Now that we have the overlapping tensors, we would like to stitch this back into a reconizable image size.

In [None]:
stiched_and_averaged_tensor, contrib = quilter.stitch(fakeSmallPs)

In [None]:
print(stiched_and_averaged_tensor.shape, contrib.shape)

torch.Size([10, 3, 128, 128]) torch.Size([128, 128])


The image below is a heatmap that indicates the number of contributors per pixel.  

In [None]:
px.imshow(contrib).show()

In the case of sparsely labeled images, it can happen that some patches will end up with no usable data - there is no need to keep these patches around in a training scenario. qlty.cleanup has some tools to make this happen.

In [None]:
sparse_smallLabels = torch.clone(smallLabels)
# the first 10 images have no usable labels
sparse_smallLabels[0:10,...]=-1

border_tensor = quilter.border_tensor().unsqueeze(dim=0) # ugly, a bug basically, will be fixed soon

In [None]:
help(cleanup.weed_sparse_classification_training_pairs_2D)

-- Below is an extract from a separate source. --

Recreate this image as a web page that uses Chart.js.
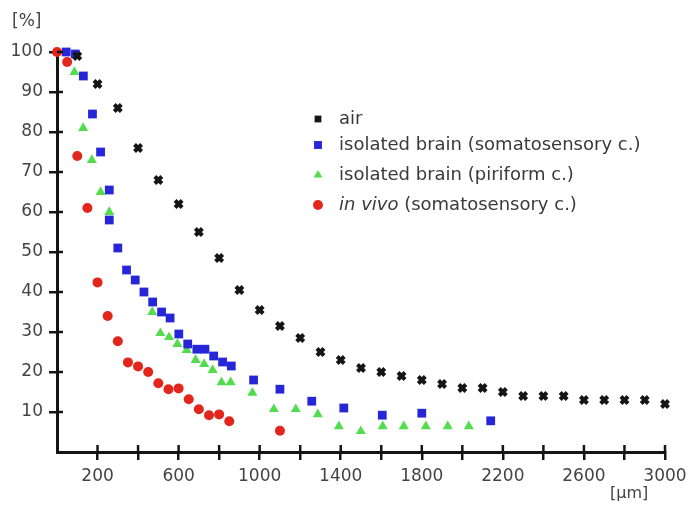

Help on function weed_sparse_classification_training_pairs_2D in module qlty.cleanup:

weed_sparse_classification_training_pairs_2D(tensor_in, tensor_out, missing_label, border_tensor)
    After tensors have been unstitched, we want want to be able to remove patches that have no data.
    To this extent, we inspect every patch and remove any that do not contain any data. In additon, we remove
    observations that lie in the border area. For this to work, a border_tensor must be supplied.
    
    The selection is made on the basis of the supplied 'tensor_out' data field.
    
    Parameters
    ----------
    tensor_in: input tensor
    tensor_out: output tensor
    missing_label: missing label flag (typically -1)
    border_tensor: the border tensor, obtained from the NCXYQuilt or NCZYXQuilt class
    
    Returns
    -------
    A new set of tensors that has valid training data.



In [None]:
clean_data, clean_labels = cleanup.weed_sparse_classification_training_pairs_2D(tensor_in=smallData,
                                                                                tensor_out=sparse_smallLabels,
                                                                                missing_label=-1,
                                                                                border_tensor=border_tensor)

In [None]:
print(clean_data.shape, clean_labels.shape)

torch.Size([240, 1, 64, 64]) torch.Size([240, 1, 64, 64])


These tools are extended to the 3D case as well - this will be released soon.